JB: Yeah I grew up in York and hung out in most of the locations featured in the film. Although some of the spots were also places the actors recommended in Maryland. I spent a long time location scouting with an old friend who took me hiking to remote areas and hidden caves. I knew the blending of natural environments and drug exploration would be the perfect backdrop for the film visually.
AEC: Can you talk a bit more about the urban legend the film is set against? I had never heard of “Toad Road” or The Seven Gates of Hell before watching this film…
JB: Yeah the urban legend is called “The Seven Gates of Hell” which is pretty self-explanatory. “Toad Road” is the name of the road in York, PA that supposedly contains the seven gates. You can read the different stories about it online, even Wikipedia has a page for it, but I had been hearing about it since high school from friends. I think it’s one of the more interesting concepts to base an urban legend around and paralleled the drug aspect of the film perfectly.
AEC: Toad Road doesn’t follow a conventional structure in the least, instead playing with the viewer’s senses and emotions, jumping around in time, intercutting to other images, and so on. Correct me if I’m wrong but it looks like it was a hell of a film to edit!
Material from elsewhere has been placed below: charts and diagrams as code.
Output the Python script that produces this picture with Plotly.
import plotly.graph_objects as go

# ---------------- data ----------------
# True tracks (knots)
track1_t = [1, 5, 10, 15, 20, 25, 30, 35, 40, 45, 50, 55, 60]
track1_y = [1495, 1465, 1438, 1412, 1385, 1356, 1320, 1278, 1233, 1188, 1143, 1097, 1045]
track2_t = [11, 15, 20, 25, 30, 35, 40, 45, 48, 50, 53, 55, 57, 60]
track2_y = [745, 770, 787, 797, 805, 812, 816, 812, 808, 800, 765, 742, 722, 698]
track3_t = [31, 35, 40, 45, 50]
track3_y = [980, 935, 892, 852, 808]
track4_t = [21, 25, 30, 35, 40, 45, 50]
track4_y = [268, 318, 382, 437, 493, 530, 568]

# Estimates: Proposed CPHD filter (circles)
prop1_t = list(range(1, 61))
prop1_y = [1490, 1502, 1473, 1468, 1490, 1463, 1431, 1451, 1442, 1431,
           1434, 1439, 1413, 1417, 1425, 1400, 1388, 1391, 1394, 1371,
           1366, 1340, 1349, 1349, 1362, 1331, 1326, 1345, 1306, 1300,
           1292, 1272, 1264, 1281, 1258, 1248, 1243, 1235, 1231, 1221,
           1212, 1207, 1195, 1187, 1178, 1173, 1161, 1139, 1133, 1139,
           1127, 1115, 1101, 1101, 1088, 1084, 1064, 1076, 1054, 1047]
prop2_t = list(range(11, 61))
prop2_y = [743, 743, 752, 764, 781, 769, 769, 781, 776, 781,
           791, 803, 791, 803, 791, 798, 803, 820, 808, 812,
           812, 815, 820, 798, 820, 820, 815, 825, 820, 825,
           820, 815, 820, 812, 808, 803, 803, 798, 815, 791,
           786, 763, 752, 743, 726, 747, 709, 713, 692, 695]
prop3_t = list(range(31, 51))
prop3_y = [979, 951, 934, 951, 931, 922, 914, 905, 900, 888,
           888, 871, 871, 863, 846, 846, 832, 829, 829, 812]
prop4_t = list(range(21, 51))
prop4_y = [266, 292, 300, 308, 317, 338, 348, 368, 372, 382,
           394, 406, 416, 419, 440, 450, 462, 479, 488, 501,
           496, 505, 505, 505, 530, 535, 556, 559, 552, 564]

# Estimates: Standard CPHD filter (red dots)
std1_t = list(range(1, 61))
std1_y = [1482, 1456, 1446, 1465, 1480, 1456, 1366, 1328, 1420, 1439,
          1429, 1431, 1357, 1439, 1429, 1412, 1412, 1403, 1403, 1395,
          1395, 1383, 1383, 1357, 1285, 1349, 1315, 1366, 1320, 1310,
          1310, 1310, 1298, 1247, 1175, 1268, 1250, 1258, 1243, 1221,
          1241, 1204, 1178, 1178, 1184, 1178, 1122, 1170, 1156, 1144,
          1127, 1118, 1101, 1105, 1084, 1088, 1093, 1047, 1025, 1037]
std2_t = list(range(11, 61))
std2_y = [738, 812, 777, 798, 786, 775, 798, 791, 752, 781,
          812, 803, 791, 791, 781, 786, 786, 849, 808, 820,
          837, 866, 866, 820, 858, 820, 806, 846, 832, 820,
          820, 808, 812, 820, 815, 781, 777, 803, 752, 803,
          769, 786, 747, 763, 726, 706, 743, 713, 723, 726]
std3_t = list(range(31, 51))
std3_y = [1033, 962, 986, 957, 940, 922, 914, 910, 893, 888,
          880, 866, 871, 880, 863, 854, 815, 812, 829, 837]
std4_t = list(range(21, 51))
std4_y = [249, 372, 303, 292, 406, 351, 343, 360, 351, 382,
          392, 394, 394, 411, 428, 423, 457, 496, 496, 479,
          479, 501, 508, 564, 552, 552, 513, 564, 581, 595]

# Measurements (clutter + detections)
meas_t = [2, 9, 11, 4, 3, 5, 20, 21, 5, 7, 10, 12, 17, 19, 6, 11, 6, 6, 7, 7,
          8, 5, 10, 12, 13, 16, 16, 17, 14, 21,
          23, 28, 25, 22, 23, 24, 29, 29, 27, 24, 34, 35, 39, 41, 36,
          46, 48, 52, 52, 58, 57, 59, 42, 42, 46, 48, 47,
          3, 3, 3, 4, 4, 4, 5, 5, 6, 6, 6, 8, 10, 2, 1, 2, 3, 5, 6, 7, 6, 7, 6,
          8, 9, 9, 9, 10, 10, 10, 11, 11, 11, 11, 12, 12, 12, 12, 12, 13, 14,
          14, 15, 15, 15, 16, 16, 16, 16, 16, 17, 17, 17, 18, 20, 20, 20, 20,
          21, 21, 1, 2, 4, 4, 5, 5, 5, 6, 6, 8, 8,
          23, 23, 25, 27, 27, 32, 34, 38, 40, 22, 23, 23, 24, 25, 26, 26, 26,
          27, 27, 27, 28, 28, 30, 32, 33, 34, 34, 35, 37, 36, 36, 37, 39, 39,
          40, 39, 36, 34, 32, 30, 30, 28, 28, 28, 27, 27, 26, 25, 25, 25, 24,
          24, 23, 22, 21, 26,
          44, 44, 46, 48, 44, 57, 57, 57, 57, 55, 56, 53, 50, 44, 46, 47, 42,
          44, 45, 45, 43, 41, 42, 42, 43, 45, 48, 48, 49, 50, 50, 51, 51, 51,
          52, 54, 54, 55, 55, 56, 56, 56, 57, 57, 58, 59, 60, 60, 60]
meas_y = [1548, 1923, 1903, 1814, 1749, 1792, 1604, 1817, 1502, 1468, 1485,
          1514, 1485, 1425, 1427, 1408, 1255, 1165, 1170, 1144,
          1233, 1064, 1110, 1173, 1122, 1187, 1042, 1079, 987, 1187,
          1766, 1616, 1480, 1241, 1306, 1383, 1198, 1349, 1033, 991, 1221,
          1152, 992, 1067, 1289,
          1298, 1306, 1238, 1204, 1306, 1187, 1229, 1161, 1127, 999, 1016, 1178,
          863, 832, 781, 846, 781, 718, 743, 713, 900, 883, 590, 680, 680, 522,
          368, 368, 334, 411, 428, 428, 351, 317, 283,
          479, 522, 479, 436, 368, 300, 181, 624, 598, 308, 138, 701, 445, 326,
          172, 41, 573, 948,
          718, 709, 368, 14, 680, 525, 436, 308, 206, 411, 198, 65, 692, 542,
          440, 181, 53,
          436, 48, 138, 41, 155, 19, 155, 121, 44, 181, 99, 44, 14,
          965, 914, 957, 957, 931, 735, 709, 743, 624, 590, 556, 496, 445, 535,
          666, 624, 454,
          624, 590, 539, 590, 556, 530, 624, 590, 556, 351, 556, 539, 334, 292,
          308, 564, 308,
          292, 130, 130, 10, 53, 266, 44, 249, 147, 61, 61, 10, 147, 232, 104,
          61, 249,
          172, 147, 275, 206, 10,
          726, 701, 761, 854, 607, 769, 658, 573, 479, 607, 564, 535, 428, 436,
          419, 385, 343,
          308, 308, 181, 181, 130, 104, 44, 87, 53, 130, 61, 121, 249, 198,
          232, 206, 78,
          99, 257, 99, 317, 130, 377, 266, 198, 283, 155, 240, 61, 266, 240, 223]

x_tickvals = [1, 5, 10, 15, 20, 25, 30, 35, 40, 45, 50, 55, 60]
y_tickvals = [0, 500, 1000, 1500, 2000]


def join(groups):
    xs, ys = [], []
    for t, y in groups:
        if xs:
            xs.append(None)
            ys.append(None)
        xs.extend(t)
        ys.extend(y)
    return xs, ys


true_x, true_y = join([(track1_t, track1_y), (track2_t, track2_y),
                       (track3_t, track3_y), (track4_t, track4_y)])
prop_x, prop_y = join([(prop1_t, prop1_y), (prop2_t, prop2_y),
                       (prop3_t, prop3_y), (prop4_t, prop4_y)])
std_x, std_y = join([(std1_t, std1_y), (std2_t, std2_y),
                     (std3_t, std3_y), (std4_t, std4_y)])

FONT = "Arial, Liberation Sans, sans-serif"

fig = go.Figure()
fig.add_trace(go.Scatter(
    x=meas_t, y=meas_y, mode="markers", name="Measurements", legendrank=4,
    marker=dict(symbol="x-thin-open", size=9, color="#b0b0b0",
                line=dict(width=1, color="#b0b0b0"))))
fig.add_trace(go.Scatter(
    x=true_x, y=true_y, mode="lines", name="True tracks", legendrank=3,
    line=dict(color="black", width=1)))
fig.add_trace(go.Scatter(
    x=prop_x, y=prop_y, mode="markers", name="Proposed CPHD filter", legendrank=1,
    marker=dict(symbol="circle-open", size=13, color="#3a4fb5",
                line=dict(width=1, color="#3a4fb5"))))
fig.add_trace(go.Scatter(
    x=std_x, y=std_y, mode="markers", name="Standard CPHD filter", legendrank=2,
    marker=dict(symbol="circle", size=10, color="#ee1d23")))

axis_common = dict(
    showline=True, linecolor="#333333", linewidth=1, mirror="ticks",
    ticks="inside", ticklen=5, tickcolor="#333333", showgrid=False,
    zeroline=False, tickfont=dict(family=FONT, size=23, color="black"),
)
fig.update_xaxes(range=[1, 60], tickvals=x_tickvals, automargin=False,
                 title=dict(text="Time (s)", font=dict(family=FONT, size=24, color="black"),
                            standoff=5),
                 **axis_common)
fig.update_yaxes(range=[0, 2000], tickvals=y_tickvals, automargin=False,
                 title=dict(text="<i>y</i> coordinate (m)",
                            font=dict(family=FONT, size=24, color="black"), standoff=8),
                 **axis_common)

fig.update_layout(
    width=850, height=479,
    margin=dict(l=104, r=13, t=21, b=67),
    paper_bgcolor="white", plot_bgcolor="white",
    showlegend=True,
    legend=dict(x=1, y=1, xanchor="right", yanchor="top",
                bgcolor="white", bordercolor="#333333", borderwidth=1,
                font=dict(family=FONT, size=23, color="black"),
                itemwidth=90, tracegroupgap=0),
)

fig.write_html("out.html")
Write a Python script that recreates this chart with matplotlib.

Did you shoot much more than ended up in the final cut? Any tidbits worth knowing about?
JB: I did shoot a ton of stuff that never ended up being used, but Jorge Torres-Torres did an amazing job of taking the madness that we had captured and editing it down. I wanted the film to feel like a drug experience, a bad trip.
AEC: Can you talk a bit about the tremendous sound design work that went into the film? The aural and visual distortion and the eerie soundscape were truly terrifying and smartly used throughout.
JB: I’m a huge fan of drone, and effected field recordings. Dag Rosenqvist of the band Jasper TX made a few original songs for the film, and I used bits of his other music to create several key sound design elements.
AEC: If I’m not mistaken, you have a documentary film called My Name is Faith in the works? Can you talk a bit about that?
JB: “My Name is Faith” just premiered in May at Hot Docs in Toronto. It’s a collaborative project that’s about a young girl trying to overcome childhood trauma. To set the record straight “Toad Road” is my first feature and “My Name is Faith” is my second. I’m grateful that Canadians have been interested in my work.
AEC: Last question, for my own sake: what’s with the matching BMX bikes? Those were great-looking bikes! Too bad they get lost forever…or do they?
JB: Ha, yeah… they were the bikes my brother and I rode around on when we were kids. The morning I shot that scene we took them into the backyard and spray painted them. It’s very nostalgic for me.
Please note: Some elements of this interview were altered by the film’s publicist to maintain its mystique.